**EXERCISE DETAILS:** Your task is to repeat all of the data exactly while excluding the pictures.

**GIVEN INFORMATION:**
>>>

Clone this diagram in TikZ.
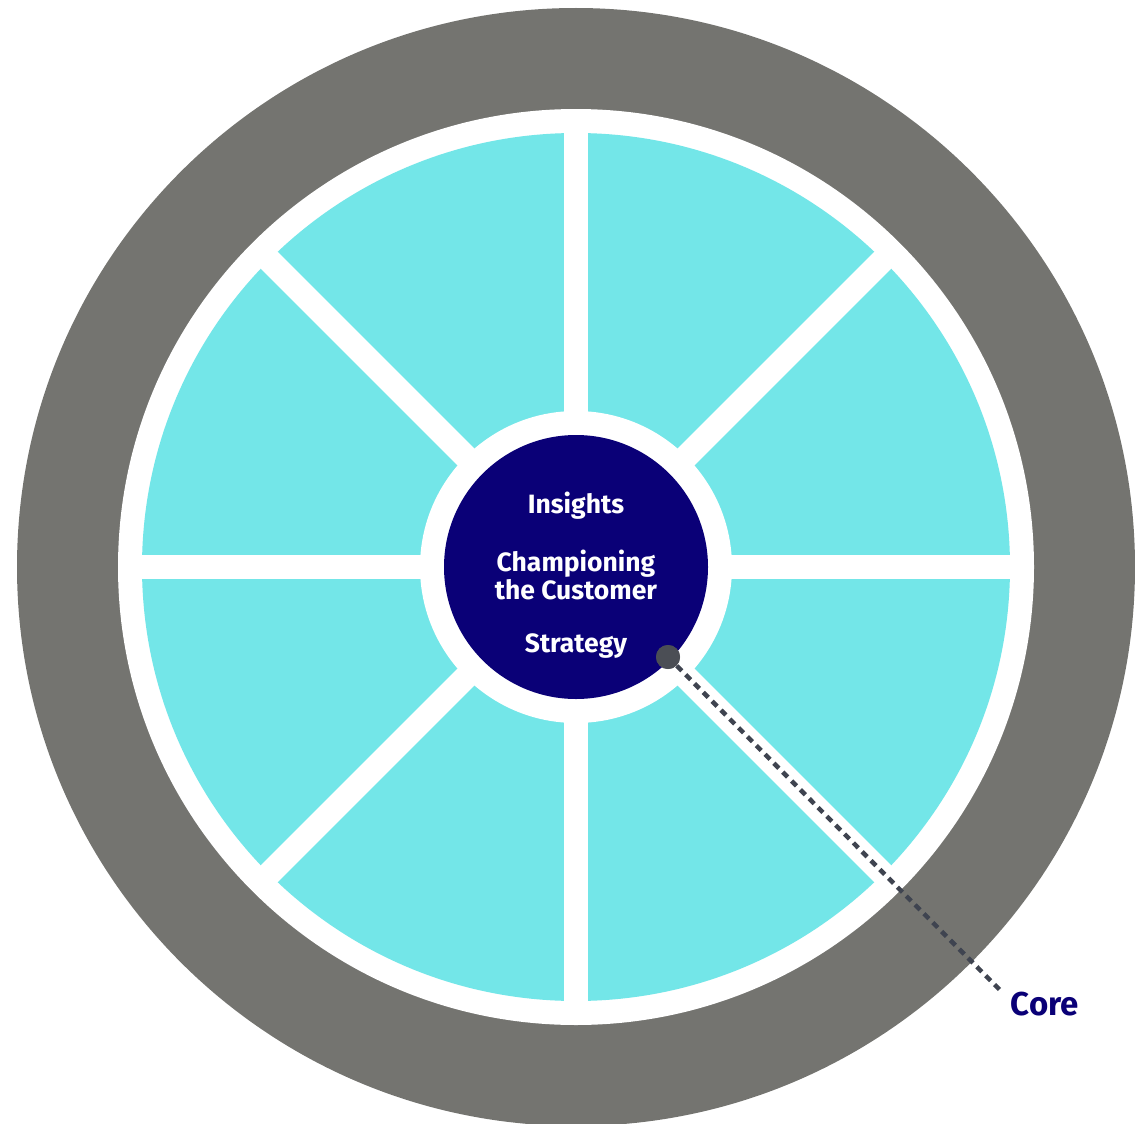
\documentclass[tikz,border=0pt]{standalone}
\usepackage{fontspec}
\setmainfont{Fira Sans}
\definecolor{ringgray}{HTML}{747470}
\definecolor{segcyan}{HTML}{73E6E8}
\definecolor{corenavy}{HTML}{0A0077}
\definecolor{dotgray}{HTML}{4B4E55}
\definecolor{dashgray}{HTML}{3F4450}
\begin{document}
\begin{tikzpicture}[x=1pt,y=-1pt,
  centertext/.style={text=white,font=\bfseries\fontsize{26.5}{28}\selectfont,align=center,inner sep=0pt},
  spoke/.style={white,line width=24pt},
  leader/.style={dashgray,line width=4.5pt,dash pattern=on 7pt off 5.5pt}]
\useasboundingbox (0,0) rectangle (1135,1124);
\coordinate (c) at (576,567);
\fill[ringgray] (c) circle[radius=559];
\fill[white] (c) circle[radius=458];
\fill[segcyan] (c) circle[radius=434];
\foreach \a in {0,45,...,315} \draw[spoke] (c) -- ++(\a:440);
\fill[white] (c) circle[radius=156];
\fill[corenavy] (c) circle[radius=132];
\node[centertext] (ins) at (576,506) {Insights};
\node[centertext] (champ) at (576,575) {Championing\\the Customer};
\node[centertext] (strat) at (576,646) {Strategy};
\coordinate (coreend) at (1000,990);
\node[circle,fill=dotgray,minimum size=24pt,inner sep=0pt] (dot) at (668,657) {};
\draw[leader] (dot.center) -- (coreend);
\fill[dotgray] (dot) circle[radius=12];
\node[text=corenavy,font=\bfseries\fontsize{33}{36}\selectfont,inner sep=0pt] (core) at (1045,1004) {Core};
\end{tikzpicture}
\end{document}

<<<

**SOLUTION TO THIS PROBLEM:**
Clone this diagram in TikZ.
\documentclass[tikz,border=0pt]{standalone}
\usepackage{fontspec}
\setmainfont{Fira Sans}
\definecolor{ringgray}{HTML}{747470}
\definecolor{segcyan}{HTML}{73E6E8}
\definecolor{corenavy}{HTML}{0A0077}
\definecolor{dotgray}{HTML}{4B4E55}
\definecolor{dashgray}{HTML}{3F4450}
\begin{document}
\begin{tikzpicture}[x=1pt,y=-1pt,
  centertext/.style={text=white,font=\bfseries\fontsize{26.5}{28}\selectfont,align=center,inner sep=0pt},
  spoke/.style={white,line width=24pt},
  leader/.style={dashgray,line width=4.5pt,dash pattern=on 7pt off 5.5pt}]
\useasboundingbox (0,0) rectangle (1135,1124);
\coordinate (c) at (576,567);
\fill[ringgray] (c) circle[radius=559];
\fill[white] (c) circle[radius=458];
\fill[segcyan] (c) circle[radius=434];
\foreach \a in {0,45,...,315} \draw[spoke] (c) -- ++(\a:440);
\fill[white] (c) circle[radius=156];
\fill[corenavy] (c) circle[radius=132];
\node[centertext] (ins) at (576,506) {Insights};
\node[centertext] (champ) at (576,575) {Championing\\the Customer};
\node[centertext] (strat) at (576,646) {Strategy};
\coordinate (coreend) at (1000,990);
\node[circle,fill=dotgray,minimum size=24pt,inner sep=0pt] (dot) at (668,657) {};
\draw[leader] (dot.center) -- (coreend);
\fill[dotgray] (dot) circle[radius=12];
\node[text=corenavy,font=\bfseries\fontsize{33}{36}\selectfont,inner sep=0pt] (core) at (1045,1004) {Core};
\end{tikzpicture}
\end{document}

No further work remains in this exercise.